* [YOUR GOAL]: Leaving the pictures out, print the lines from the first line of the listing through the line containing "(autreg) at (962,266)", exactly as they read, and no others.
:::
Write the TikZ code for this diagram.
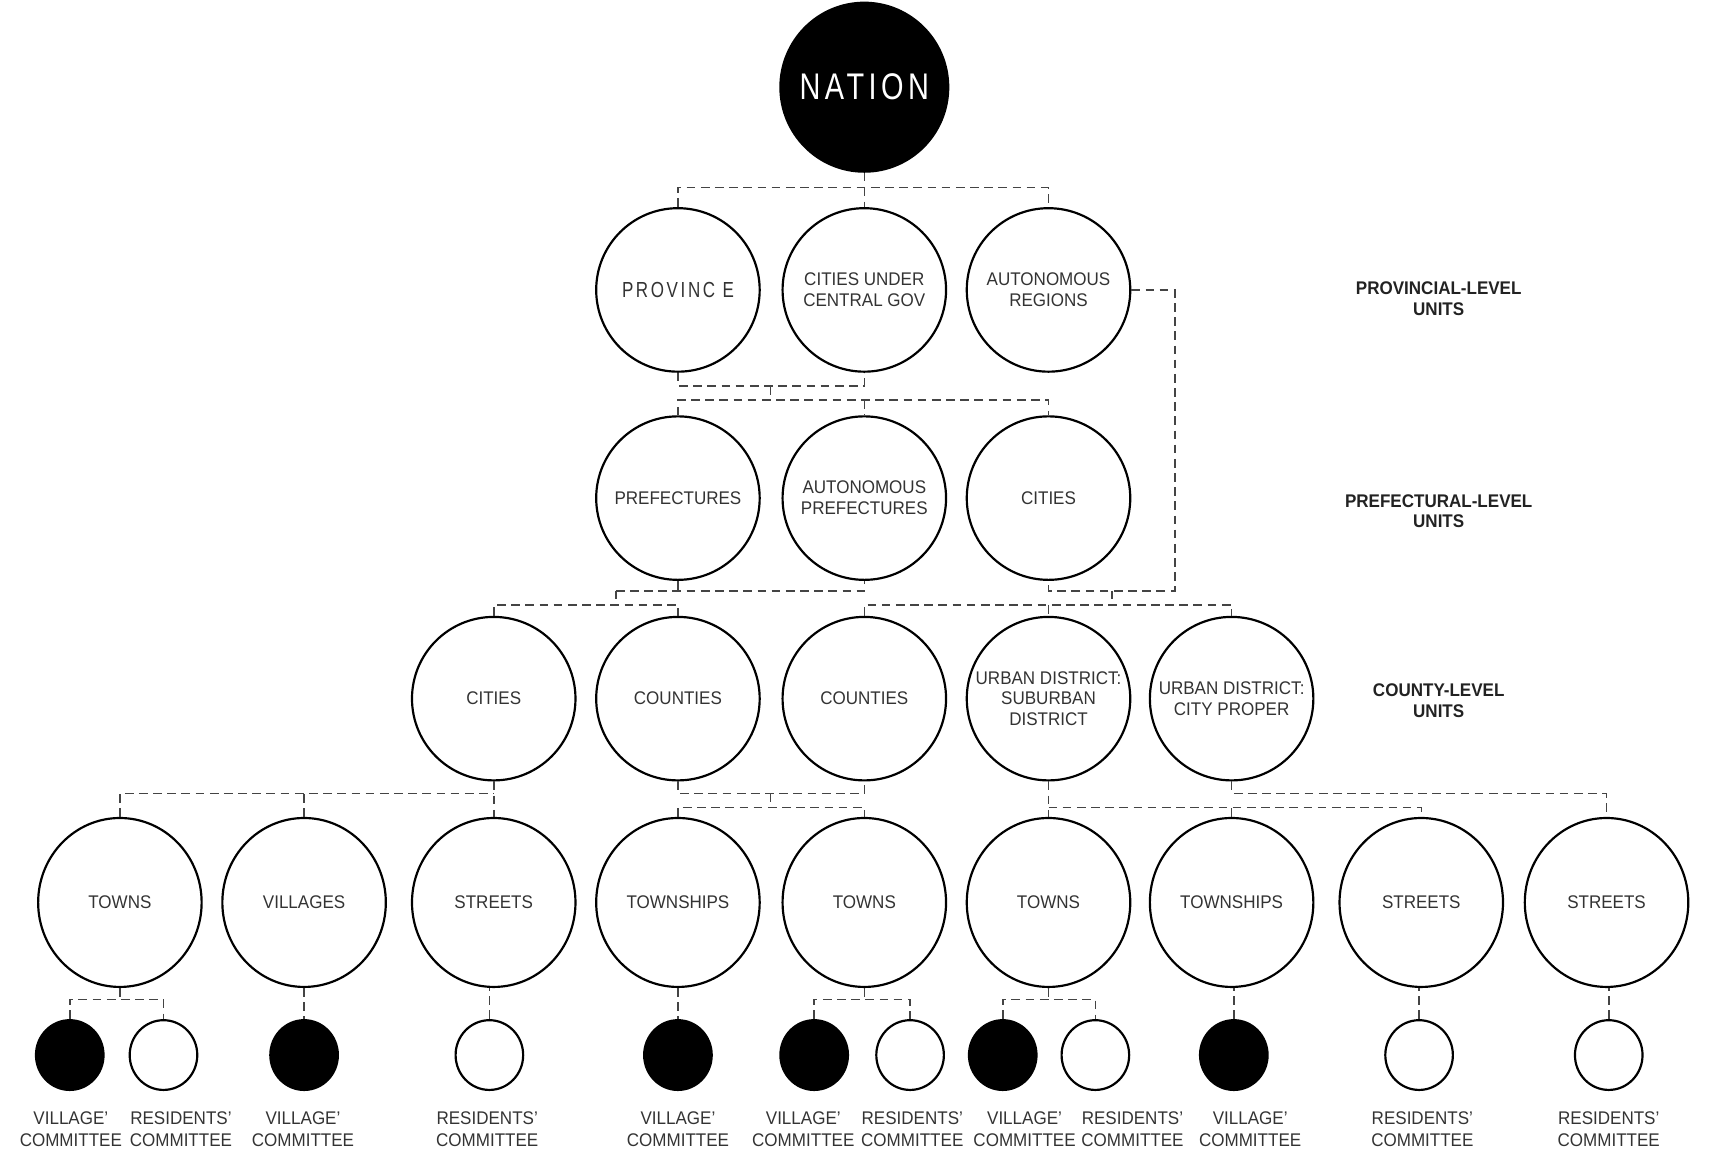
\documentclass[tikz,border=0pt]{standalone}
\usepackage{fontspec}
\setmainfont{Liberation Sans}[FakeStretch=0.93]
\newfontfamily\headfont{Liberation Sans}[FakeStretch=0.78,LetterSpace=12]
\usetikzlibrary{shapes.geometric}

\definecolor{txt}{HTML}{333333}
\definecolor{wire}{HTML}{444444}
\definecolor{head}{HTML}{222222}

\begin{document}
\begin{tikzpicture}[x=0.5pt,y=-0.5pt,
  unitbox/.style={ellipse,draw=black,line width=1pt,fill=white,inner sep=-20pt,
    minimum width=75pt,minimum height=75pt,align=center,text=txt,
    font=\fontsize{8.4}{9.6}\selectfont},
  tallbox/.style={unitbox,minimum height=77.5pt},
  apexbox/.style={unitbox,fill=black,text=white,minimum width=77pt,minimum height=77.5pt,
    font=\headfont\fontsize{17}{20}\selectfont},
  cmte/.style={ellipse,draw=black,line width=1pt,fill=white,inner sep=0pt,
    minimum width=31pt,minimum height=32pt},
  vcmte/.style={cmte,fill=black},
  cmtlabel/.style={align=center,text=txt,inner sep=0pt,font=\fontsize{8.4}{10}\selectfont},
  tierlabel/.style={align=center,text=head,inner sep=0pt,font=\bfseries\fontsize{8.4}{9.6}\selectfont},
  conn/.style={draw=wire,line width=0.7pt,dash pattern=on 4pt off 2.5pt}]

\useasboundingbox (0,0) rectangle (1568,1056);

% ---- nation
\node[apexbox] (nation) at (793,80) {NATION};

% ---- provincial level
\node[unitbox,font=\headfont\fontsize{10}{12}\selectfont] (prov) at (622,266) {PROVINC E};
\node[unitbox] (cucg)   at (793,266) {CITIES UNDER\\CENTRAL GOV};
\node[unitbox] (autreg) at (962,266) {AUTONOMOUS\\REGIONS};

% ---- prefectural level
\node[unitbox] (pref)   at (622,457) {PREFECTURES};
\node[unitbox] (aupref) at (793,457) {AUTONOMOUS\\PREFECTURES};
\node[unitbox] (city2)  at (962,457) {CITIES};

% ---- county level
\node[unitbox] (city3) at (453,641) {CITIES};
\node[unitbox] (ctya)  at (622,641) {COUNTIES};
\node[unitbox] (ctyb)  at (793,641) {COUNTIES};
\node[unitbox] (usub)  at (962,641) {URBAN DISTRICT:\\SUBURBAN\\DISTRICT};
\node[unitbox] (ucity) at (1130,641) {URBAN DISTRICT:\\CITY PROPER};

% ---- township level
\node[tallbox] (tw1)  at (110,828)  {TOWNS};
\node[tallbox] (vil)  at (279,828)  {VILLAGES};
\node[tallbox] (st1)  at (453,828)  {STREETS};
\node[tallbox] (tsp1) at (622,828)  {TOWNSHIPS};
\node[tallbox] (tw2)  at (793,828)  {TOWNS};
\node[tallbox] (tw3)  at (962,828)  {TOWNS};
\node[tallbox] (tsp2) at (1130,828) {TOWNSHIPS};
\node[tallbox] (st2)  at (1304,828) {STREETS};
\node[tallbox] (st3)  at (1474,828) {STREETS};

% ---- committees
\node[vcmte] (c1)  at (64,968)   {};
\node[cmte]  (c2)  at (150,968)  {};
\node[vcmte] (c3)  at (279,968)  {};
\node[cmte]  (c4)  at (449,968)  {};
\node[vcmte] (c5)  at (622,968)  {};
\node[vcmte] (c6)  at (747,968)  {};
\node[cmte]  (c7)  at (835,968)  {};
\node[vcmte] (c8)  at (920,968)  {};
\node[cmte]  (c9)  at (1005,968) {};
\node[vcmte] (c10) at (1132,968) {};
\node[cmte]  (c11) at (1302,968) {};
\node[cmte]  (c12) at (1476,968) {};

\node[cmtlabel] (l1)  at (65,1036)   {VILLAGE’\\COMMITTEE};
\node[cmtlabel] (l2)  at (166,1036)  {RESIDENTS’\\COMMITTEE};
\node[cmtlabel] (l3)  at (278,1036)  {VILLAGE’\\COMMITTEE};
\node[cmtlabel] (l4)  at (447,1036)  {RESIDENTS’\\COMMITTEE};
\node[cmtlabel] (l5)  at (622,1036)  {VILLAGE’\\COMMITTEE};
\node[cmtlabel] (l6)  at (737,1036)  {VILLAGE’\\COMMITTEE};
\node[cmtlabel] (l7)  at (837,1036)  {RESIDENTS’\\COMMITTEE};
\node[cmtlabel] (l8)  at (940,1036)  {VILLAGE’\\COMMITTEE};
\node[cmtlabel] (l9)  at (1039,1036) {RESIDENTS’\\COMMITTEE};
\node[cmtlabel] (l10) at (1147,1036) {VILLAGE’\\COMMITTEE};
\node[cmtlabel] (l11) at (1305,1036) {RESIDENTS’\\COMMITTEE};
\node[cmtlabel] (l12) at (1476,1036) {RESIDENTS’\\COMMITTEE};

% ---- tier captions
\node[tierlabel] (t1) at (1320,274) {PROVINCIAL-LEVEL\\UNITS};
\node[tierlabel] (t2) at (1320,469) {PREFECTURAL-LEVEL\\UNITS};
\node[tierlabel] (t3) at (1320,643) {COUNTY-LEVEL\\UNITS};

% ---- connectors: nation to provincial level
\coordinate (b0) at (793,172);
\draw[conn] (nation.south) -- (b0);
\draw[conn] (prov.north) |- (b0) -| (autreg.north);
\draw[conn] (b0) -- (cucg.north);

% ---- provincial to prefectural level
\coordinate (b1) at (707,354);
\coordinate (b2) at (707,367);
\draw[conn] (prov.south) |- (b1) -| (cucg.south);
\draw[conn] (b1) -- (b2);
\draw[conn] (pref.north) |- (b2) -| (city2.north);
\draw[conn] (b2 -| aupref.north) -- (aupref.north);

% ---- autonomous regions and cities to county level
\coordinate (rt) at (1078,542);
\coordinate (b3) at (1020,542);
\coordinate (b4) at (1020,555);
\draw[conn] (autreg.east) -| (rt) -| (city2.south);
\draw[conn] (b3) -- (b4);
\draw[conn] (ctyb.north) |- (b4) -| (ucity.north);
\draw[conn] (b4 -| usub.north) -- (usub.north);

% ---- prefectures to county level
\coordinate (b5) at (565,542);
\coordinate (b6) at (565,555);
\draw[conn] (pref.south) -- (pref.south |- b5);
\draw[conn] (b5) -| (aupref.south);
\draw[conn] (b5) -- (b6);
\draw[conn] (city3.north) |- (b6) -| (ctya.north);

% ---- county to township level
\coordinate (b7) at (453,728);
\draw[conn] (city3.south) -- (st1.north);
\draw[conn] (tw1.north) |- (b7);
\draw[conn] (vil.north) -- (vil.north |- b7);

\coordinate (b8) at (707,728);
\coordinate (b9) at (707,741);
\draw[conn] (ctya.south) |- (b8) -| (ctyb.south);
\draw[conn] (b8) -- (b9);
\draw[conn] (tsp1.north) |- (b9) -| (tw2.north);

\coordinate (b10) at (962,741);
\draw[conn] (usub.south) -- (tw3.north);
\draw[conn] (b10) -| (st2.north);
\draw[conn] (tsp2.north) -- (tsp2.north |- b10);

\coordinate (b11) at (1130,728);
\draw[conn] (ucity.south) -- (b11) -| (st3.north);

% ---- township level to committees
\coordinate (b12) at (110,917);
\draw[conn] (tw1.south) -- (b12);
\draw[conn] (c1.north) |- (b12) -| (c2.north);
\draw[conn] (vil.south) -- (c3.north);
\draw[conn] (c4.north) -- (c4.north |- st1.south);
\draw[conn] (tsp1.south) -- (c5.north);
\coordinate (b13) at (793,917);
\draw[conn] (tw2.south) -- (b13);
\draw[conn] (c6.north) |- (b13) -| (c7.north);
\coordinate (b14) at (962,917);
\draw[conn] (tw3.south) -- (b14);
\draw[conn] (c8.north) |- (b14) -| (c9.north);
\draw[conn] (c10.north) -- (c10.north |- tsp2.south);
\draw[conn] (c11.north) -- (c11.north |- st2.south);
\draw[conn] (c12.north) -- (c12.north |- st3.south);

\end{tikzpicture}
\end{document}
:::
* [RESPONSE]:
Write the TikZ code for this diagram.
\documentclass[tikz,border=0pt]{standalone}
\usepackage{fontspec}
\setmainfont{Liberation Sans}[FakeStretch=0.93]
\newfontfamily\headfont{Liberation Sans}[FakeStretch=0.78,LetterSpace=12]
\usetikzlibrary{shapes.geometric}

\definecolor{txt}{HTML}{333333}
\definecolor{wire}{HTML}{444444}
\definecolor{head}{HTML}{222222}

\begin{document}
\begin{tikzpicture}[x=0.5pt,y=-0.5pt,
  unitbox/.style={ellipse,draw=black,line width=1pt,fill=white,inner sep=-20pt,
    minimum width=75pt,minimum height=75pt,align=center,text=txt,
    font=\fontsize{8.4}{9.6}\selectfont},
  tallbox/.style={unitbox,minimum height=77.5pt},
  apexbox/.style={unitbox,fill=black,text=white,minimum width=77pt,minimum height=77.5pt,
    font=\headfont\fontsize{17}{20}\selectfont},
  cmte/.style={ellipse,draw=black,line width=1pt,fill=white,inner sep=0pt,
    minimum width=31pt,minimum height=32pt},
  vcmte/.style={cmte,fill=black},
  cmtlabel/.style={align=center,text=txt,inner sep=0pt,font=\fontsize{8.4}{10}\selectfont},
  tierlabel/.style={align=center,text=head,inner sep=0pt,font=\bfseries\fontsize{8.4}{9.6}\selectfont},
  conn/.style={draw=wire,line width=0.7pt,dash pattern=on 4pt off 2.5pt}]

\useasboundingbox (0,0) rectangle (1568,1056);

% ---- nation
\node[apexbox] (nation) at (793,80) {NATION};

% ---- provincial level
\node[unitbox,font=\headfont\fontsize{10}{12}\selectfont] (prov) at (622,266) {PROVINC E};
\node[unitbox] (cucg)   at (793,266) {CITIES UNDER\\CENTRAL GOV};
\node[unitbox] (autreg) at (962,266) {AUTONOMOUS\\REGIONS};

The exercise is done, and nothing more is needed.